[177,1] Dopo che la natura ha posto nell'uomo una inclinazione
illimitata al piacere, è rimasta libera di fare che questa o quella cosa fosse
considerata come piacere. Perciò le cagioni per cui una cosa è piacevole, sono
indipendenti dalla sovresposta teoria, dipendendo dall'arbitrio della natura il
determinare {in} qual cosa dovessero consistere i
piaceri, e conseguentemente quali particolari dovessero esser l'oggetto della
sopraddetta inclinazione dell'uomo. Esclusi quei piaceri che ho annoverati poco
sopra (p. 172. segg.), {i} quali sono piaceri, non perch'è piaciuto alla natura
di volerli tali indipendentemente dalla inclinazione dell'uomo al piacere, ma
solamente o principalmente per questo, che l'uomo desidera
178 illimitatamente il piacere. Del resto la virtù, i piaceri
corporali, quelli della curiosità (v. se
vuoi Montesquieu nel luogo
citato
{p. 170.} qui sopra) (giacchè, come ho detto,
per piacere intendo e vanno intese tutte le cose che l'uomo desidera) ec. ec.

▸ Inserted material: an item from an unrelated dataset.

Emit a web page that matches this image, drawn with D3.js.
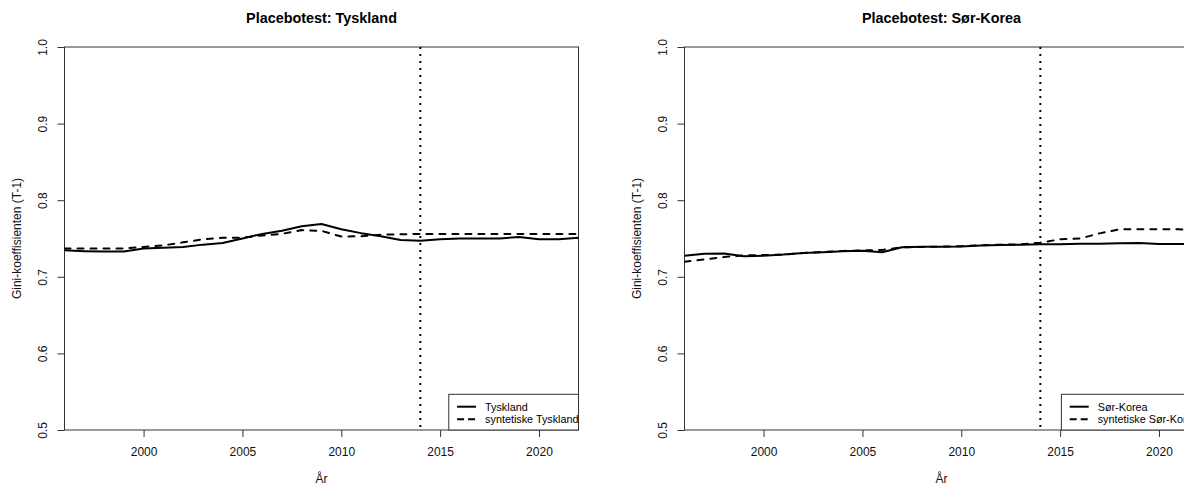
<!DOCTYPE html>
<html>
<head>
<meta charset="utf-8">
<script src="https://cdn.jsdelivr.net/npm/d3@7"></script>
<style>
  html, body { margin: 0; padding: 0; background: #fff; }
  svg { display: block; font-family: "Liberation Sans", Arial, sans-serif; }
</style>
</head>
<body>
<svg id="chart" width="1184" height="486"></svg>
<script>
// Gini-koeffisient (T-1) per år, faktisk land og syntetisk kontroll
const years = [1996, 1997, 1998, 1999, 2000, 2001, 2002, 2003, 2004, 2005, 2006, 2007, 2008,
               2009, 2010, 2011, 2012, 2013, 2014, 2015, 2016, 2017, 2018, 2019, 2020, 2021, 2022];

const tyskland = [0.7345, 0.7335, 0.733, 0.733, 0.737, 0.738, 0.739, 0.742, 0.744, 0.750, 0.756,
                  0.760, 0.766, 0.769, 0.762, 0.757, 0.753, 0.748, 0.747, 0.749, 0.750, 0.750,
                  0.750, 0.752, 0.749, 0.749, 0.751];
const syntetiskeTyskland = [0.737, 0.737, 0.737, 0.737, 0.739, 0.741, 0.745, 0.749, 0.751, 0.751,
                  0.754, 0.756, 0.761, 0.760, 0.7525, 0.753, 0.755, 0.7555, 0.756, 0.756, 0.756,
                  0.756, 0.756, 0.756, 0.756, 0.756, 0.756];

const sorKorea = [0.7276, 0.730, 0.7305, 0.7267, 0.7276, 0.729, 0.731, 0.732, 0.7333, 0.734, 0.732,
                  0.7385, 0.7393, 0.7393, 0.7395, 0.741, 0.7415, 0.742, 0.7424, 0.7425, 0.743,
                  0.743, 0.7437, 0.744, 0.7428, 0.7428, 0.7428];
const syntetiskeSorKorea = [0.7197, 0.7228, 0.7258, 0.728, 0.7285, 0.729, 0.731, 0.7325, 0.7338,
                  0.7345, 0.735, 0.7385, 0.739, 0.7395, 0.740, 0.741, 0.742, 0.7424, 0.7446, 0.749,
                  0.750, 0.7567, 0.762, 0.762, 0.762, 0.762, 0.761];

const xTicks = [2000, 2005, 2010, 2015, 2020];
const yTicks = [0.5, 0.6, 0.7, 0.8, 0.9, 1.0];
const xDomain = [1996, 2022];
const yDomain = [0.5, 1.0];
const treatmentYear = 2014;

const panels = [
  { title: "Placebotest: Tyskland", actual: tyskland, synth: syntetiskeTyskland,
    labels: ["Tyskland", "syntetiske Tyskland"] },
  { title: "Placebotest: Sør-Korea", actual: sorKorea, synth: syntetiskeSorKorea,
    labels: ["Sør-Korea", "syntetiske Sør-Korea"] }
];

// panel geometry
const panelWidth = 620;
const plotLeft = 64.5, plotRight = 578.5, plotTop = 47, plotBottom = 430;
const ink = "#333";

const svg = d3.select("#chart");
svg.append("rect").attr("width", 1184).attr("height", 486).attr("fill", "#fff");

const x = d3.scaleLinear().domain(xDomain).range([plotLeft, plotRight]);
const y = d3.scaleLinear().domain(yDomain).range([plotBottom, plotTop]);

panels.forEach((p, i) => {
  const g = svg.append("g").attr("transform", `translate(${i * panelWidth},0)`);
  const clipId = "clip" + i;
  g.append("clipPath").attr("id", clipId).append("rect")
    .attr("x", plotLeft).attr("y", plotTop)
    .attr("width", plotRight - plotLeft).attr("height", plotBottom - plotTop);

  // title
  g.append("text")
    .attr("x", (plotLeft + plotRight) / 2).attr("y", 23)
    .attr("text-anchor", "middle")
    .attr("font-size", "14.4px").attr("font-weight", "bold").attr("fill", "#000")
    .text(p.title);

  // x axis
  const xAxis = g.append("g").attr("transform", `translate(0,${plotBottom})`)
    .call(d3.axisBottom(x).tickValues(xTicks).tickFormat(d3.format("d"))
      .tickSize(7).tickSizeOuter(0).tickPadding(10.5));
  xAxis.select(".domain").remove();
  xAxis.selectAll(".tick line").attr("stroke", ink);
  xAxis.selectAll("text").attr("font-size", "12px").attr("fill", "#111")
    .attr("font-family", "Liberation Sans, Arial, sans-serif");

  // y axis with rotated labels
  const yAxis = g.append("g").attr("transform", `translate(${plotLeft},0)`)
    .call(d3.axisLeft(y).tickValues(yTicks).tickFormat(d3.format(".1f"))
      .tickSize(7).tickSizeOuter(0));
  yAxis.select(".domain").remove();
  yAxis.selectAll(".tick line").attr("stroke", ink);
  yAxis.selectAll("text")
    .attr("x", null).attr("dy", null)
    .attr("text-anchor", "middle")
    .attr("transform", "translate(-17.5,0) rotate(-90)")
    .attr("font-size", "12px").attr("fill", "#111")
    .attr("font-family", "Liberation Sans, Arial, sans-serif");

  // box around plot region
  g.append("rect")
    .attr("x", plotLeft).attr("y", plotTop)
    .attr("width", plotRight - plotLeft).attr("height", plotBottom - plotTop)
    .attr("fill", "none").attr("stroke", ink).attr("stroke-width", 1);

  // axis titles
  g.append("text")
    .attr("x", (plotLeft + plotRight) / 2).attr("y", 483)
    .attr("text-anchor", "middle").attr("font-size", "12px").attr("fill", "#111")
    .text("År");
  g.append("text")
    .attr("transform", `translate(21,${(plotTop + plotBottom) / 2}) rotate(-90)`)
    .attr("text-anchor", "middle").attr("font-size", "12px").attr("fill", "#111")
    .text("Gini-koeffisienten (T-1)");

  const plot = g.append("g").attr("clip-path", `url(#${clipId})`);

  const line = d3.line().x((d, k) => x(years[k])).y(d => y(d));

  plot.append("path").datum(p.actual)
    .attr("d", line).attr("fill", "none")
    .attr("stroke", "#000").attr("stroke-width", 2)
    .attr("stroke-linejoin", "round").attr("stroke-linecap", "round");

  plot.append("path").datum(p.synth)
    .attr("d", line).attr("fill", "none")
    .attr("stroke", "#000").attr("stroke-width", 2)
    .attr("stroke-dasharray", "6,7")
    .attr("stroke-linejoin", "round").attr("stroke-linecap", "round");

  // treatment year marker
  plot.append("line")
    .attr("x1", x(treatmentYear)).attr("x2", x(treatmentYear))
    .attr("y1", plotTop).attr("y2", plotBottom)
    .attr("stroke", "#000").attr("stroke-width", 2)
    .attr("stroke-dasharray", "2,5");

  // legend anchored to the bottom-right corner
  const leg = g.append("g");
  const legTop = 394.3;
  const texts = p.labels.map((lab, k) =>
    leg.append("text")
      .attr("y", legTop + 12.4 + k * 12.6 + 3.8)
      .attr("font-size", "10.8px").attr("fill", "#000")
      .text(lab));
  const maxW = d3.max(texts, t => t.node().getComputedTextLength());
  const legW = 36.3 + maxW;
  const legLeft = plotRight - legW;
  leg.insert("rect", ":first-child")
    .attr("x", legLeft).attr("y", legTop)
    .attr("width", legW).attr("height", plotBottom - legTop)
    .attr("fill", "#fff").attr("stroke", ink).attr("stroke-width", 1);
  texts.forEach(t => t.attr("x", legLeft + 36.3));
  p.labels.forEach((lab, k) => {
    const ly = legTop + 12.4 + k * 12.6;
    const ln = leg.append("line")
      .attr("x1", legLeft + 8.3).attr("x2", legLeft + 27.3)
      .attr("y1", ly).attr("y2", ly)
      .attr("stroke", "#000").attr("stroke-width", 2);
    if (k === 1) ln.attr("stroke-dasharray", "7,4");
  });
});
</script>
</body>
</html>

sono piaceri perchè la natura ha voluto, e potevano non essere con tutta la
inclinazione dell'uomo al piacere, come l'idea {assoluta} che l'uomo ha della convenienza non è ragione perchè queste
o quelle cose gli paiano convenienti, e belle. E dei piaceri altri sono comuni,
altri particolari di questa o quella nazione, altri di questa o quella classe
d'uomini, come i piaceri appartenenti all'avarizia all'ambizione ec., altri
{anche} individuali, secondo le assuefazioni, le
opinioni, le costituzioni corporali, i climi ec. come l'idea rispettiva della
bellezza dipende dalle assuefazioni costumi opinioni ec. (v. Montesquieu
l. c. De la sensibilité. p. 392.) E la natura ha posto nell'uomo
diverse qualità delle quali altre si sviluppano necessariamente, altre o si
sviluppano o restano chiuse e inattive secondo le circostanze. E di queste
seconde altre la natura voleva, o non proibiva che si sviluppassero, altre non
voleva, e sviluppandosi, rendono l'uomo infelice. E la cagione per cui le ha
poste nell'uomo {non volendo che sviluppassero,} starà
nel sistema profondo della natura, e probabilmente si potrebbe scoprire, se non
ci fermassimo adesso sul generale. Secondo queste diverse qualità, l'uomo trova
piacevoli diverse cose, e l'uomo incivilito prova diversi piaceri dal primitivo,
e sentirà dei piaceri che il primitivo non provava, e non proverà molti di
quelli che il primitivo provava. E perciò dall'esserci ora piacevole una cosa il
cui piacere dipenda dal nostro eccessivo incivilimento, non deduciamo che questo
era voluto dalla natura. E se ora
179 p. e. l'eccessiva
curiosità del vero ci proccura molti piaceri quando arriviamo a conoscerlo, non
perciò dobbiamo stimare che la natura ci volesse così curiosi, nè che questi
piaceri sieno naturali, nè che l'uomo naturale ne avesse gran vaghezza, o non
sapesse benissimo contenersi in questo desiderio, nè per conseguenza che
l'infelicità dell'uomo fosse necessaria, e provenga dalla natura assoluta
dell'uomo, quando proviene dalla nostra rispettiva e corrotta. Perchè molte
circostanze che hanno sviluppato in noi questa o quella qualità non erano volute
dalla natura, e provengono dall'uomo e non da lei. Del resto atteso la detta
teoria de' piaceri particolari,
potrebbe anche essere che l'idea dell'infinito, {la
maraviglia} e qualcuna delle cose piacevoli che ho annoverate come
tali a cagione solamente dell'inclinazione nostra al piacere, fossero piacevoli
anche indipendentemente da questa; e la ragione fosse l'arbitrio della natura,
come negli altri piaceri. Mi sembra però che la ragione della loro piacevolezza
sia bastantemente spiegata nel modo che ho fatto, e che tutti i loro accidenti
possano cadere sotto quelle considerazioni.